No puedo dejar de pensar en la famosa
frase del e pur si muove, lo que me
lleva de nuevo a la imagen de una Iglesia acientífica e irracional que pierde
adeptos a marchas forzadas en una época de crisis en que sería fácil ganarlos porque
la gente pide a gritos una respuesta espiritual al no encontrar respuestas materiales. Se me antoja y quiero pensar que estos coletazos a diestro
y siniestro contra todo lo que no sea obediencia, sumisión y miedo son en
realidad los últimos estertores de una bestia asentada sobre los pilares de una
sociedad patriarcal, machista, intolerante y profundamente resentida que
intenta mantener un poder que nunca debió tener.
El aborto, la homosexualidad o la diversidad
de pensamiento no van a desaparecer por mucho que el PP y la Iglesia católica lo
deseen.

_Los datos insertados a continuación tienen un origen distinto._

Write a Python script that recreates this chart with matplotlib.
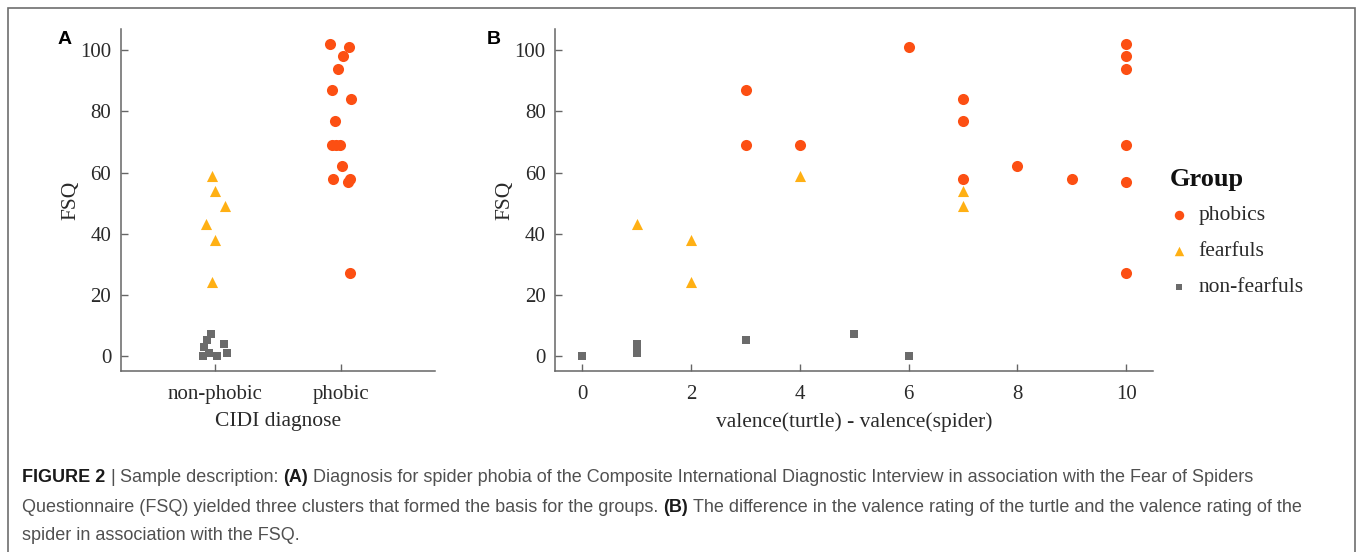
import matplotlib.pyplot as plt
from matplotlib.patches import Rectangle

# ---- data ----
# phobics: FSQ, valence difference (turtle - spider), jitter used in panel A
phobic_fsq = [102, 101, 98, 94, 87, 84, 77, 69, 69, 69, 62, 58, 58, 57, 27]
phobic_val = [10, 6, 10, 10, 3, 7, 7, 3, 4, 10, 8, 7, 9, 10, 10]
phobic_jit = [-0.085, 0.063, 0.016, -0.021, -0.071, 0.082, -0.048,
              -0.069, -0.037, -0.010, 0.008, -0.066, 0.077, 0.061, 0.071]

fearful_fsq = [59, 54, 49, 43, 38, 24]
fearful_val = [4, 7, 7, 1, 2, 2]
fearful_jit = [-0.026, 0.0, 0.082, -0.074, 0.0, -0.029]

nonfear_fsq = [7, 5, 3, 4, 1, 0, 0, 1]
nonfear_val = [5, 3, 1, 1, 1, 0, 6, 1]
nonfear_jit = [-0.032, -0.069, -0.087, 0.069, -0.050, -0.095, 0.018, 0.093]

cidi_labels = ["non-phobic", "phobic"]
group_labels = ["phobics", "fearfuls", "non-fearfuls"]

c_phobic = "#fc4f13"
c_fearful = "#ffb014"
c_nonfear = "#6b6b6b"

serif = "Liberation Serif"
txt_col = "#2a2a2a"
spine_col = "#666666"
W, H = 1357, 552

fig = plt.figure(figsize=(W / 100, H / 100), dpi=100)

# outer frame
fig.patches.append(Rectangle((8 / W, -0.05), 1347 / W, 1.05 - 8 / H,
                             transform=fig.transFigure, fill=False,
                             edgecolor="#6e6e6e", linewidth=1.2))

axA = fig.add_axes([121 / W, 1 - 371 / H, 314 / W, 342 / H])
axB = fig.add_axes([555.3 / W, 1 - 371 / H, 598 / W, 342 / H])


def style(ax):
    for s in ["top", "right"]:
        ax.spines[s].set_visible(False)
    for s in ["left", "bottom"]:
        ax.spines[s].set_color(spine_col)
        ax.spines[s].set_linewidth(1.1)
    ax.tick_params(direction="in", length=5, width=1, color=spine_col,
                   labelsize=15, labelcolor=txt_col)
    ax.tick_params(axis="x", pad=10)
    ax.tick_params(axis="y", pad=7)
    for lab in ax.get_xticklabels() + ax.get_yticklabels():
        lab.set_family(serif)
    ax.set_ylim(-5, 107)
    ax.set_yticks([0, 20, 40, 60, 80, 100])
    ax.set_ylabel("FSQ", family=serif, fontsize=15.5, color=txt_col, labelpad=0)


# panel A: jittered strip plot
xa_ph = [2 + j for j in phobic_jit]
xa_fe = [1 + j for j in fearful_jit]
xa_nf = [1 + j for j in nonfear_jit]
axA.scatter(xa_ph, phobic_fsq, marker="o", s=64, color=c_phobic, linewidths=0, zorder=3)
axA.scatter(xa_fe, fearful_fsq, marker="^", s=64, color=c_fearful, linewidths=0, zorder=3)
axA.scatter(xa_nf, nonfear_fsq, marker="s", s=28, color=c_nonfear, linewidths=0, zorder=3)
axA.set_xlim(0.25, 2.75)
axA.set_xticks([1, 2])
axA.set_xticklabels(cidi_labels)
axA.set_xlabel("CIDI diagnose", family=serif, fontsize=15.5, color=txt_col, labelpad=6)
style(axA)

# panel B: scatter against valence difference
h1 = axB.scatter(phobic_val, phobic_fsq, marker="o", s=64, color=c_phobic, linewidths=0, zorder=3)
h2 = axB.scatter(fearful_val, fearful_fsq, marker="^", s=64, color=c_fearful, linewidths=0, zorder=3)
h3 = axB.scatter(nonfear_val, nonfear_fsq, marker="s", s=28, color=c_nonfear, linewidths=0, zorder=3)
axB.set_xlim(-0.5, 10.5)
axB.set_xticks([0, 2, 4, 6, 8, 10])
axB.set_xlabel("valence(turtle) - valence(spider)", family=serif, fontsize=15.5,
               color=txt_col, labelpad=6)
style(axB)

# legend (title drawn separately so its gap can be set)
fig.text(1170 / W, 1 - 186 / H, "Group", family=serif, fontsize=19,
         fontweight="bold", color="#111111", va="baseline", ha="left")
leg = fig.legend([h1, h2, h3], group_labels, loc="upper left",
                 bbox_to_anchor=(1148 / W, 1 - 186 / H), frameon=False,
                 markerscale=0.85, handletextpad=0.35,
                 labelspacing=0.74, handlelength=1.1,
                 prop={"family": serif, "size": 15.5})
for t in leg.get_texts():
    t.set_color(txt_col)

fig.text(58 / W, 1 - 39 / H, "A", family="Liberation Sans", fontsize=14,
         fontweight="bold", va="center", ha="left")
fig.text(487 / W, 1 - 39 / H, "B", family="Liberation Sans", fontsize=14,
         fontweight="bold", va="center", ha="left")

# caption, pieces placed one after another so bold parts sit inline
cap_size = 13.0
cap_col = "#505050"
lines = [
    [("FIGURE 2", True), ("|", False), ("Sample description:", False), ("(A)", True),
     ("Diagnosis for spider phobia of the Composite International Diagnostic Interview "
      "in association with the Fear of Spiders", False)],
    [("Questionnaire (FSQ) yielded three clusters that formed the basis for the groups.", False),
     ("(B)", True),
     ("The difference in the valence rating of the turtle and the valence rating of the", False)],
    [("spider in association with the FSQ.", False)],
]
line_y = [482, 512, 540]
fig.canvas.draw()
rend = fig.canvas.get_renderer()
probe1 = fig.text(0, 0, "xx", family="Liberation Sans", fontsize=cap_size)
probe2 = fig.text(0, 0, "x x", family="Liberation Sans", fontsize=cap_size)
space_w = probe2.get_window_extent(rend).width - probe1.get_window_extent(rend).width
probe1.remove()
probe2.remove()
for parts, y in zip(lines, line_y):
    x = 22
    for txt, bold in parts:
        t = fig.text(x / W, 1 - y / H, txt, family="Liberation Sans", fontsize=cap_size,
                     fontweight="bold" if bold else "normal",
                     color="#1a1a1a" if bold else cap_col, va="baseline", ha="left")
        x += t.get_window_extent(rend).width + space_w

fig.savefig("out.png", dpi=100)
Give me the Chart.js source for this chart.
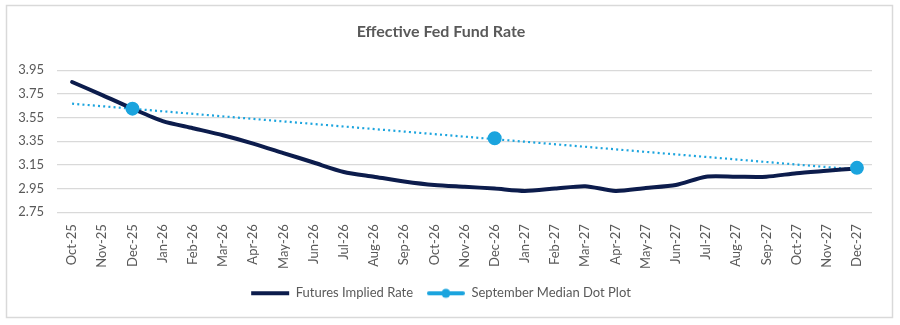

Podrán dificultarlo todo, como antaño, y podrán hacer que se tenga que
volver a la clandestinidad, algo que suena a caduco y que jamás pensé que tendría
que volver a ver en este país. Pero seguirá habiendo abortos y lo que sucederá
es que lo que ya es una situación difícil se convertirá, por medio de esta
ilegalización, en un infierno. Todo por penalizar la sexualidad, en este caso
la de la mujer.
El chantaje emocional viene siendo descarado en los
últimos tiempos, y ya veíamos cómo ciertos logros obtenidos tras años de
esfuerzo estaban quedando reducidos a polvo. Pienso en una amiga a la que le
sangraba el pecho cada vez que daba de mamar a su hija, pero que seguía
haciéndolo porque le habían hecho creer que de lo contrario no sería una buena
madre. Es solo un ejemplo cruel entre otros muchos, pero ahora esta manera de
poner el pie encima de la cabeza de las mujeres es un ataque frontal e
injustificado que no debería quedar sin respuesta.